WORK TO COMPLETE: Please copy out exactly, and only, the lines between the line with "Clone this chart in matplotlib." and the line with "plt.rcParams['font.family'] = FAM", both included. Pictures are to be omitted.

LISTED RECORDS:
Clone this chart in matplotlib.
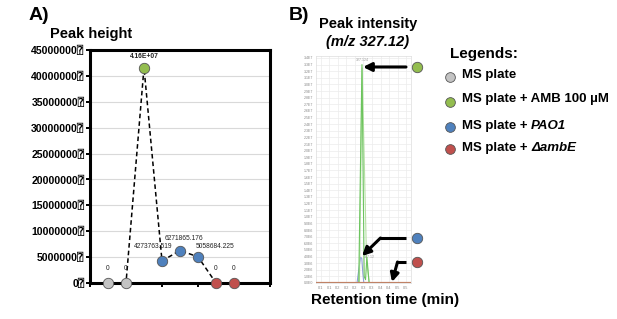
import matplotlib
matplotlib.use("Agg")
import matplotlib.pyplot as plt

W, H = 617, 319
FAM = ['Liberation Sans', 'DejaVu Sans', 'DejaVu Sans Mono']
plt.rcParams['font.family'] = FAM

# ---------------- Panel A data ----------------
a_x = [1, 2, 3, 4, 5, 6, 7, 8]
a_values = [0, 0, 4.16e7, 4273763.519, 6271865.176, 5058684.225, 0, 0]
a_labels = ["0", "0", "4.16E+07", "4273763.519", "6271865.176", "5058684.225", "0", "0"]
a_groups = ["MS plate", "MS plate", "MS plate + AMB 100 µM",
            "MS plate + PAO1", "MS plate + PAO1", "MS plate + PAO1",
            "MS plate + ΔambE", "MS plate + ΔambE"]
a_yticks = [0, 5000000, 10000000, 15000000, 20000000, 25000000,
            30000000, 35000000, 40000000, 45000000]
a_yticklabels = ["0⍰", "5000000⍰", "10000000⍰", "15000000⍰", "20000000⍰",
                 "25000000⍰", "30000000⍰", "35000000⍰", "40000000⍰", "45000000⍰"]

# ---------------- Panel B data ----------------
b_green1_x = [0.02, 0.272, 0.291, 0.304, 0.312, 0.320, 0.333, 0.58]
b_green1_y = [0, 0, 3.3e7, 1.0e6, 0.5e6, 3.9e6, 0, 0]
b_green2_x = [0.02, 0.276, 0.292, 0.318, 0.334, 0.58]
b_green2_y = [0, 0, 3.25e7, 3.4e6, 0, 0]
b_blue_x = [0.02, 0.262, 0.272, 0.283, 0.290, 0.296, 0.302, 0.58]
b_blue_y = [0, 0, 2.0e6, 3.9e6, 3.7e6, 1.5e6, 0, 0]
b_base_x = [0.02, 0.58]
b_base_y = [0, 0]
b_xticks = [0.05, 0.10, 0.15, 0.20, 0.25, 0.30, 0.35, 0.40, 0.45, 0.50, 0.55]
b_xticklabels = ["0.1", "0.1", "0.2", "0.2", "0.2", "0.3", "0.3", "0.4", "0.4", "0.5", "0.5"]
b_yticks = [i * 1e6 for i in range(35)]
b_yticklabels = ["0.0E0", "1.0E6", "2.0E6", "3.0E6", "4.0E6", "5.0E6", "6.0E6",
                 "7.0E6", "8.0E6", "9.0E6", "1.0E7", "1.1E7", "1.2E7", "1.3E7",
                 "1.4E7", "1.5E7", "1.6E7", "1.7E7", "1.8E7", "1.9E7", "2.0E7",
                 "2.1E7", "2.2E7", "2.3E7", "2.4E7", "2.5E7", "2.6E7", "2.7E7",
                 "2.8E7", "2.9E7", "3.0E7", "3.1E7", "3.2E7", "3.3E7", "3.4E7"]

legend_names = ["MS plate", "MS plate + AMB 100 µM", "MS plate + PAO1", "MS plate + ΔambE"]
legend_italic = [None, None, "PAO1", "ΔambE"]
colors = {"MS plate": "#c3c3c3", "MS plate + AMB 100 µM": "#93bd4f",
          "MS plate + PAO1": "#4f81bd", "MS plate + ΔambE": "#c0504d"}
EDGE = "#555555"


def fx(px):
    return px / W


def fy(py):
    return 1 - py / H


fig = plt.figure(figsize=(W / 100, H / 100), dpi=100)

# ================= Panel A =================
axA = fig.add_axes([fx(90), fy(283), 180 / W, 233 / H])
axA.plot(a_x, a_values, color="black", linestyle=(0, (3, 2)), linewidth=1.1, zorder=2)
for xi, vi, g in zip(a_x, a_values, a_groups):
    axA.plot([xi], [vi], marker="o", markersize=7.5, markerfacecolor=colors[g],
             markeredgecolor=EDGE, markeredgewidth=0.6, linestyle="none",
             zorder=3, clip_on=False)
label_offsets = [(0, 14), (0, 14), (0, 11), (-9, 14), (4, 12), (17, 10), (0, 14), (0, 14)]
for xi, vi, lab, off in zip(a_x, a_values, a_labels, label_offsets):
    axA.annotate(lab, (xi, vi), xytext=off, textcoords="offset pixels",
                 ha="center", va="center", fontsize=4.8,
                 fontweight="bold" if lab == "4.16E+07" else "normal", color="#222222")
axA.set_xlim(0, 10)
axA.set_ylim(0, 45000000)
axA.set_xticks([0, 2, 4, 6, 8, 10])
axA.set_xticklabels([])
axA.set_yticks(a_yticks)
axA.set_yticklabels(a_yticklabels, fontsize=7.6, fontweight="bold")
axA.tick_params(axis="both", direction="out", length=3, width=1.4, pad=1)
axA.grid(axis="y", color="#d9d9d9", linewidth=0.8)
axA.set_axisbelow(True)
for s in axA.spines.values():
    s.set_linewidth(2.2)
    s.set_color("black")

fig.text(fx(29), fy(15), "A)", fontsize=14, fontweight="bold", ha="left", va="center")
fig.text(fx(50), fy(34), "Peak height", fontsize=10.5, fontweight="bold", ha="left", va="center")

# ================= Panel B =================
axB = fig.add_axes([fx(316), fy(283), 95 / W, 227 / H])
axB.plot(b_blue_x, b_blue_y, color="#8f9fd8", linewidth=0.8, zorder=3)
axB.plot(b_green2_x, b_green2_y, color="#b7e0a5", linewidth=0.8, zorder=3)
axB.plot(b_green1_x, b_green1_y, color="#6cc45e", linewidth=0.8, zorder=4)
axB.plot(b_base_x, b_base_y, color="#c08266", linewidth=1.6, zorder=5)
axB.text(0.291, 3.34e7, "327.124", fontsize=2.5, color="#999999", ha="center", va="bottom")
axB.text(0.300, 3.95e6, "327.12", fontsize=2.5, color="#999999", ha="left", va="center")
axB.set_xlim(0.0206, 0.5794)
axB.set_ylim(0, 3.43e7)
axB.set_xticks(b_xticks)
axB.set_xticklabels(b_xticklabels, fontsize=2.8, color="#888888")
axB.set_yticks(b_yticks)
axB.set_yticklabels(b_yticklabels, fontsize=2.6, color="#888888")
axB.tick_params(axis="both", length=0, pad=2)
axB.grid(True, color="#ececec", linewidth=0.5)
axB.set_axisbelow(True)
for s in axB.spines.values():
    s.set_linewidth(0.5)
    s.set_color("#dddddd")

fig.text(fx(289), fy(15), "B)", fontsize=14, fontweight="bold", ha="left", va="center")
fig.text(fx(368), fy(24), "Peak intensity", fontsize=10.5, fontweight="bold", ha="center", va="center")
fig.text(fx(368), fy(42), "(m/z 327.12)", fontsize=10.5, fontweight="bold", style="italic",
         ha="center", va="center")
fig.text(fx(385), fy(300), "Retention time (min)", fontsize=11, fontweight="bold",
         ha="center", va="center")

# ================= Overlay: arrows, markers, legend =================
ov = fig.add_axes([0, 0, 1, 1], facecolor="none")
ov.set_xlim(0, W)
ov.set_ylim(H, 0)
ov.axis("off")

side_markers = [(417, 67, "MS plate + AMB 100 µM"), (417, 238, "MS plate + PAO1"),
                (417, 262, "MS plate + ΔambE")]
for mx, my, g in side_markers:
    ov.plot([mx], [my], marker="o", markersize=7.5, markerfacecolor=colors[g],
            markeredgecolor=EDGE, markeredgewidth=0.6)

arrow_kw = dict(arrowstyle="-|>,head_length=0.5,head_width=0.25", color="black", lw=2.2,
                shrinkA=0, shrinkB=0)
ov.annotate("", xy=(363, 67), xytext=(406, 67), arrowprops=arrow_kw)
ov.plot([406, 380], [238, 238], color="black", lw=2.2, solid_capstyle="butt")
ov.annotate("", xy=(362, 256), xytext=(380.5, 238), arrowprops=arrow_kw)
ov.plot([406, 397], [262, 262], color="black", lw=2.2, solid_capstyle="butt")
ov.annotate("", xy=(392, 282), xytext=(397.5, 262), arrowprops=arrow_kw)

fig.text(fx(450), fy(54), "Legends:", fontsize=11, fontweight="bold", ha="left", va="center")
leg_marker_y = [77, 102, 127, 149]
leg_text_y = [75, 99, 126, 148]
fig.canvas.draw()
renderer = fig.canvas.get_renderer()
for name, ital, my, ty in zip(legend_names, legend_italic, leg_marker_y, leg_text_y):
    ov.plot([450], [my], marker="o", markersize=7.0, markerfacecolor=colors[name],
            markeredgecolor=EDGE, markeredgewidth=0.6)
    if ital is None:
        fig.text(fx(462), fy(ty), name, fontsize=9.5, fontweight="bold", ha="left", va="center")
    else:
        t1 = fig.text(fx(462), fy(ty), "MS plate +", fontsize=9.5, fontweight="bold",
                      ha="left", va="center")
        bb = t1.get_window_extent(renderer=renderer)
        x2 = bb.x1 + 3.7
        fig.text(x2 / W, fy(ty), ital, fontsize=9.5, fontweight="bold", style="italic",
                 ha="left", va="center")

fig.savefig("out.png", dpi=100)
---
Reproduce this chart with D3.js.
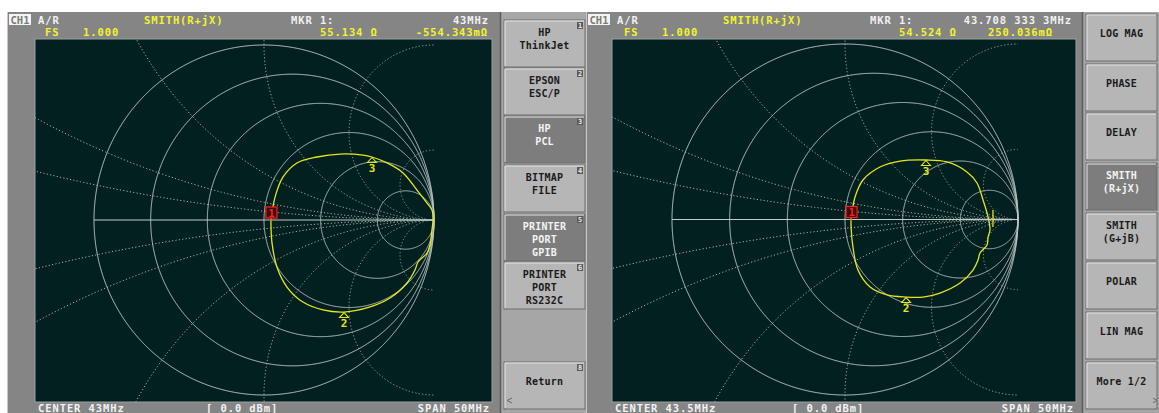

EXERCISE SOLUTION:
Clone this chart in matplotlib.
import matplotlib
matplotlib.use("Agg")
import matplotlib.pyplot as plt

W, H = 617, 319
FAM = ['Liberation Sans', 'DejaVu Sans', 'DejaVu Sans Mono']
plt.rcParams['font.family'] = FAM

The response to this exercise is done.